Tuesday, January 17, 2017

Eastern Heartland Cooking

The grouping of states of New York, New Jersey, Pennsylvania, Ohio, Michigan, Indiana and Illinois enjoy a common culinary tradition. The strong patterns of cooking and eating are originated from Dutch, English and German colonist. Men and women across this area depended on the fish and game they found in abundance. They planted incredibly productive farms and orchards. Their cooking was enriched by the diverse styles and tastes of the new wave of immigrants who followed them. All these elements combined gave the foundation to archetypal American food, or what in France would be called the country's cuisine bourgeois. The Eastern Heartland cooking is stick-to-the-ribs stuff, plainer than fancy, given the roots to substantial meat dishes, dumplings, breads, pies.

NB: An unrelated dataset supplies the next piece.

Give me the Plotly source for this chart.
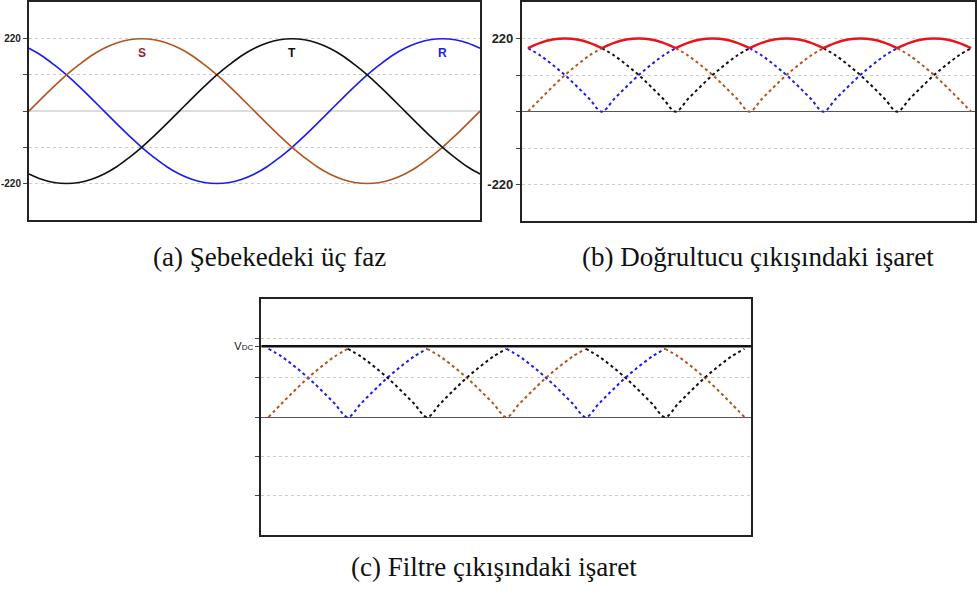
import plotly.graph_objects as go

# ---- data (phase voltages, 10 degree steps) ----
angle_deg = list(range(0, 361, 10))
phase_R = [191, 169, 141, 110, 75, 38, 0, -38, -75, -110, -141, -169, -191, -207, -217, -220,
           -217, -207, -191, -169, -141, -110, -75, -38, 0, 38, 75, 110, 141, 169, 191, 207,
           217, 220, 217, 207, 191]
phase_S = [0, 38, 75, 110, 141, 169, 191, 207, 217, 220, 217, 207, 191, 169, 141, 110, 75, 38,
           0, -38, -75, -110, -141, -169, -191, -207, -217, -220, -217, -207, -191, -169, -141,
           -110, -75, -38, 0]
phase_T = [-191, -207, -217, -220, -217, -207, -191, -169, -141, -110, -75, -38, 0, 38, 75, 110,
           141, 169, 191, 207, 217, 220, 217, 207, 191, 169, 141, 110, 75, 38, 0, -38, -75, -110,
           -141, -169, -191]
phase_names = ["R", "S", "T"]
phase_colors = ["#1c1cf0", "#b4541e", "#111111"]
label_colors = ["#1c1cf0", "#9b1b30", "#111111"]
label_angles = [330, 90, 210]
label_level = 177
y_tick_vals = [-220, -110, 0, 110, 220]
y_tick_text = ["-220", "", "", "", "220"]
vdc_level = 198
captions = ["(a) Şebekedeki üç faz", "(b) Doğrultucu çıkışındaki işaret", "(c) Filtre çıkışındaki işaret"]

phases = [phase_R, phase_S, phase_T]
rectified = [[abs(v) for v in p] for p in phases]
envelope = [max(r[i] for r in rectified) for i in range(len(angle_deg))]

W, H = 977, 598


def px_x(a, b):
    return [a / W, b / W]


def px_y(top, bottom):
    return [1 - bottom / H, 1 - top / H]


fig = go.Figure()

# (a) three phases
for p, name, col in zip(phases, phase_names, phase_colors):
    fig.add_trace(go.Scatter(x=angle_deg, y=p, mode="lines", name=name,
                             line=dict(color=col, width=1.6, shape="spline"),
                             xaxis="x", yaxis="y", showlegend=False))


def dotted_parts(r):
    out = []
    for i, v in enumerate(r):
        others_at_max = sum(1 for rr in rectified if abs(rr[i] - envelope[i]) < 0.5)
        if v < envelope[i] - 0.5 or others_at_max > 1:
            out.append(v)
        else:
            out.append(None)
    return out


# (b) rectified with envelope, (c) rectified only
for xa, ya in [("x2", "y2"), ("x3", "y3")]:
    for r, name, col in zip(rectified, phase_names, phase_colors):
        fig.add_trace(go.Scatter(x=angle_deg, y=dotted_parts(r), mode="lines", name=name,
                                 line=dict(color=col, width=2, dash="dot", shape="spline"),
                                 connectgaps=False, xaxis=xa, yaxis=ya, showlegend=False))

# envelope (one hump per 60 degrees)
env_x, env_y = [], []
for j in range(6):
    for i in range(6 * j, 6 * j + 7):
        env_x.append(angle_deg[i])
        env_y.append(envelope[i])
    env_x.append(None)
    env_y.append(None)
fig.add_trace(go.Scatter(x=env_x, y=env_y, mode="lines", line=dict(color="#e8141c", width=2.6, shape="spline"),
                         connectgaps=False, xaxis="x2", yaxis="y2", showlegend=False))

common_x = dict(showgrid=False, showticklabels=False, ticks="", zeroline=False,
                showline=True, linecolor="#222", linewidth=2, mirror=True)


def yax(domain, tickfont, zerocolor, zerowidth, vals, text):
    return dict(domain=domain, range=[-330, 330], tickvals=vals, ticktext=text,
                ticks="outside", ticklen=4, tickcolor="#444", tickfont=tickfont,
                showgrid=True, gridcolor="#cccccc", griddash="dot", gridwidth=1,
                zeroline=True, zerolinecolor=zerocolor, zerolinewidth=zerowidth,
                showline=True, linecolor="#222", linewidth=2, mirror=True, fixedrange=True)


fig.update_layout(
    width=W, height=H, margin=dict(l=0, r=0, t=0, b=0),
    paper_bgcolor="white", plot_bgcolor="white",
    xaxis=dict(domain=px_x(29, 481), range=[0, 360], anchor="y", **common_x),
    yaxis=yax(px_y(0.5, 218.5), dict(family="Liberation Sans, Arial", size=10, color="#222", weight="bold"),
              "#dddddd", 2, y_tick_vals, y_tick_text),
    xaxis2=dict(domain=px_x(523, 977), range=[-4.9, 363.2], anchor="y2", **common_x),
    yaxis2=dict(anchor="x2", **yax(px_y(0, 220), dict(family="Liberation Sans, Arial", size=13, color="#222", weight="bold"),
                                   "#555555", 1, y_tick_vals, y_tick_text)),
    xaxis3=dict(domain=px_x(262, 753), range=[-5.3, 365.3], anchor="y3", **common_x),
    yaxis3=dict(anchor="x3", **yax(px_y(298, 535), dict(family="Liberation Sans, Arial", size=11, color="#111"),
                                   "#555555", 1, y_tick_vals + [vdc_level],
                                   ["", "", "", "", "", "V<span style='font-size:8px'>DC</span>"])),
)

# VDC filter output level
fig.add_shape(type="line", xref="x3 domain", x0=0, x1=1, yref="y3", y0=vdc_level, y1=vdc_level,
              line=dict(color="#111", width=2.5))

# phase labels
for name, col, ang in zip(phase_names, label_colors, label_angles):
    fig.add_annotation(x=ang, y=label_level, xref="x", yref="y", text="<b>%s</b>" % name,
                       showarrow=False, font=dict(family="Liberation Sans, Arial", size=12, color=col))

# captions
cap_pos = [(270, 256), (760, 256), (495, 567)]
for text, (cx, cy) in zip(captions, cap_pos):
    fig.add_annotation(x=cx / W, y=1 - cy / H, xref="paper", yref="paper", text=text, showarrow=False,
                       xanchor="center", yanchor="middle",
                       font=dict(family="Liberation Serif, Times New Roman, serif", size=27, color="#111"))

fig.write_html("out.html", config={"displayModeBar": False, "staticPlot": True},
               post_script="document.body.style.margin='0';document.body.style.overflow='hidden';")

There is a range of foods in the region, from the seafood, and shellfish native to Long Island's waters, to the corn-and-pork sturdiness of the Pennsylvania Dutch, Indiana and Illinois farm kitchens, to the wonderful fish and game of Michigan's forests. It is a region where country cooking flourishes at its most impressive - but it is also the region that through the influence of two of its cities, Quaker Philadelphia and polyglot New York, taught the entire country how to enjoy the finest sophistications of the table.